--- Begin DATA SHOWN ---
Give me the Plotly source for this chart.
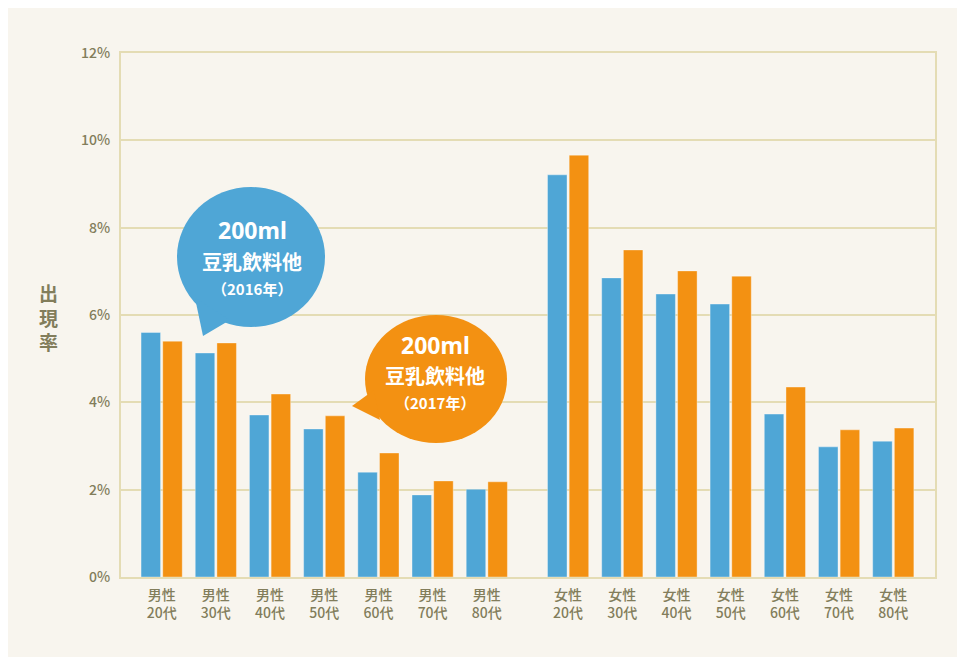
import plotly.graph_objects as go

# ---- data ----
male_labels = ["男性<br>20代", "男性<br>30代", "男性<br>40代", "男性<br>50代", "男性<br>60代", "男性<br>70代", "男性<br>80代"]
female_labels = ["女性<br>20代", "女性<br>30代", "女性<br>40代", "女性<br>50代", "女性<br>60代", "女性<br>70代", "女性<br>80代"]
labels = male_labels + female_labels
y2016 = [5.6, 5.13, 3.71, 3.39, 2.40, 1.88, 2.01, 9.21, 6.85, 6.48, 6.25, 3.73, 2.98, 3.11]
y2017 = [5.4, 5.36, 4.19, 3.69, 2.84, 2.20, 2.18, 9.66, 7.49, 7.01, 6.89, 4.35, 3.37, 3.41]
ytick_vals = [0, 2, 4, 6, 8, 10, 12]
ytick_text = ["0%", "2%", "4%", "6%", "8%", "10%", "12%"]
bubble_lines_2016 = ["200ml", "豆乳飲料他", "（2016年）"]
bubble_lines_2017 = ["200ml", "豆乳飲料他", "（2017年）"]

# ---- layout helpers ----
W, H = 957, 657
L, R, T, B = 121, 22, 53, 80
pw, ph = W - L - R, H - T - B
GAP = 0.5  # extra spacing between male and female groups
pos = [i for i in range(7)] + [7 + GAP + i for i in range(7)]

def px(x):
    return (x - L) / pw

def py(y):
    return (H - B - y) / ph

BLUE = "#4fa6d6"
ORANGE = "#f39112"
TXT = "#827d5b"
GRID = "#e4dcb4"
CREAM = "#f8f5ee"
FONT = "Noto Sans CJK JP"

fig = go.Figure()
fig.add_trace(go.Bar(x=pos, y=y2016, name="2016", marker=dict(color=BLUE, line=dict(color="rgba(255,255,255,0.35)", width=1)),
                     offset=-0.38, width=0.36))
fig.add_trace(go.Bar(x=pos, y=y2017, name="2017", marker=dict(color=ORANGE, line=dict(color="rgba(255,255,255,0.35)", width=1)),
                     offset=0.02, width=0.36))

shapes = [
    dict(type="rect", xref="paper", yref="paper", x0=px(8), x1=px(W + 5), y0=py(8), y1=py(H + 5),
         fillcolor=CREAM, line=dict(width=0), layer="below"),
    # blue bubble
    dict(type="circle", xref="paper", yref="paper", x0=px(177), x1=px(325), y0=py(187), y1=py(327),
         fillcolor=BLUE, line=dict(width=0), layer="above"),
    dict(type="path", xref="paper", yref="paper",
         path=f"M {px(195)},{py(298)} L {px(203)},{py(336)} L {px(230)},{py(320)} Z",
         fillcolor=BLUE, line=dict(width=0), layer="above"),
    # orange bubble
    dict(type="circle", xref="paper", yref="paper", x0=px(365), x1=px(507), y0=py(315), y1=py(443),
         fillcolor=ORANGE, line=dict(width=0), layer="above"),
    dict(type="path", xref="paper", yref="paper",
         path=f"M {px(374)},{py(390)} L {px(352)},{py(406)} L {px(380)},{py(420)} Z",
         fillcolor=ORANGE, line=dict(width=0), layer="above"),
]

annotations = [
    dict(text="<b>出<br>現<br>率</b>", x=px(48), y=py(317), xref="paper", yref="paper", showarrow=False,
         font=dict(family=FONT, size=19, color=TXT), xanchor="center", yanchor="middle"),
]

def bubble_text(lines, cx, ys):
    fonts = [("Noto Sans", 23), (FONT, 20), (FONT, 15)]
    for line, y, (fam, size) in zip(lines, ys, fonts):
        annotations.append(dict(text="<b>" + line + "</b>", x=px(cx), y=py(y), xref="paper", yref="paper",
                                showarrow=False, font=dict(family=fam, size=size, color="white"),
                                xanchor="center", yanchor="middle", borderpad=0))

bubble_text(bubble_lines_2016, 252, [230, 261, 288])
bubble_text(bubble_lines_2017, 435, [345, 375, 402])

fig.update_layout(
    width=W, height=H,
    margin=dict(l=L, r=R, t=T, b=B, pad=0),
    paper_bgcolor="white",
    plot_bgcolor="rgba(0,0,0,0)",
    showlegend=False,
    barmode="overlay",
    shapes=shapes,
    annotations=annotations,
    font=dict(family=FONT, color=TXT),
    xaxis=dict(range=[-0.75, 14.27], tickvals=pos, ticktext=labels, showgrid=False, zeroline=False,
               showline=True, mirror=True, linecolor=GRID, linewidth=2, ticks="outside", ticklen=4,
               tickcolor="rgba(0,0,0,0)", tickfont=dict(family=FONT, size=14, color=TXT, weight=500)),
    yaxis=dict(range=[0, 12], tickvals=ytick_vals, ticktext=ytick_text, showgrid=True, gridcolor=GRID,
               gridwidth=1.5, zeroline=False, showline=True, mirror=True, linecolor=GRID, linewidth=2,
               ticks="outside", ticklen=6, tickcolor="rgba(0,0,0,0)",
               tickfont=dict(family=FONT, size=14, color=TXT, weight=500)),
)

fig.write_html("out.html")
--- End DATA SHOWN ---
WHAT IS EXPECTED
Leave out the pictures and repeat exactly the lines from the start of the material through the line that contains "offset=0.02, width=0.36))", both included.

EXERCISE RESULT
Give me the Plotly source for this chart.
import plotly.graph_objects as go

# ---- data ----
male_labels = ["男性<br>20代", "男性<br>30代", "男性<br>40代", "男性<br>50代", "男性<br>60代", "男性<br>70代", "男性<br>80代"]
female_labels = ["女性<br>20代", "女性<br>30代", "女性<br>40代", "女性<br>50代", "女性<br>60代", "女性<br>70代", "女性<br>80代"]
labels = male_labels + female_labels
y2016 = [5.6, 5.13, 3.71, 3.39, 2.40, 1.88, 2.01, 9.21, 6.85, 6.48, 6.25, 3.73, 2.98, 3.11]
y2017 = [5.4, 5.36, 4.19, 3.69, 2.84, 2.20, 2.18, 9.66, 7.49, 7.01, 6.89, 4.35, 3.37, 3.41]
ytick_vals = [0, 2, 4, 6, 8, 10, 12]
ytick_text = ["0%", "2%", "4%", "6%", "8%", "10%", "12%"]
bubble_lines_2016 = ["200ml", "豆乳飲料他", "（2016年）"]
bubble_lines_2017 = ["200ml", "豆乳飲料他", "（2017年）"]

# ---- layout helpers ----
W, H = 957, 657
L, R, T, B = 121, 22, 53, 80
pw, ph = W - L - R, H - T - B
GAP = 0.5  # extra spacing between male and female groups
pos = [i for i in range(7)] + [7 + GAP + i for i in range(7)]

def px(x):
    return (x - L) / pw

def py(y):
    return (H - B - y) / ph

BLUE = "#4fa6d6"
ORANGE = "#f39112"
TXT = "#827d5b"
GRID = "#e4dcb4"
CREAM = "#f8f5ee"
FONT = "Noto Sans CJK JP"

fig = go.Figure()
fig.add_trace(go.Bar(x=pos, y=y2016, name="2016", marker=dict(color=BLUE, line=dict(color="rgba(255,255,255,0.35)", width=1)),
                     offset=-0.38, width=0.36))
fig.add_trace(go.Bar(x=pos, y=y2017, name="2017", marker=dict(color=ORANGE, line=dict(color="rgba(255,255,255,0.35)", width=1)),
                     offset=0.02, width=0.36))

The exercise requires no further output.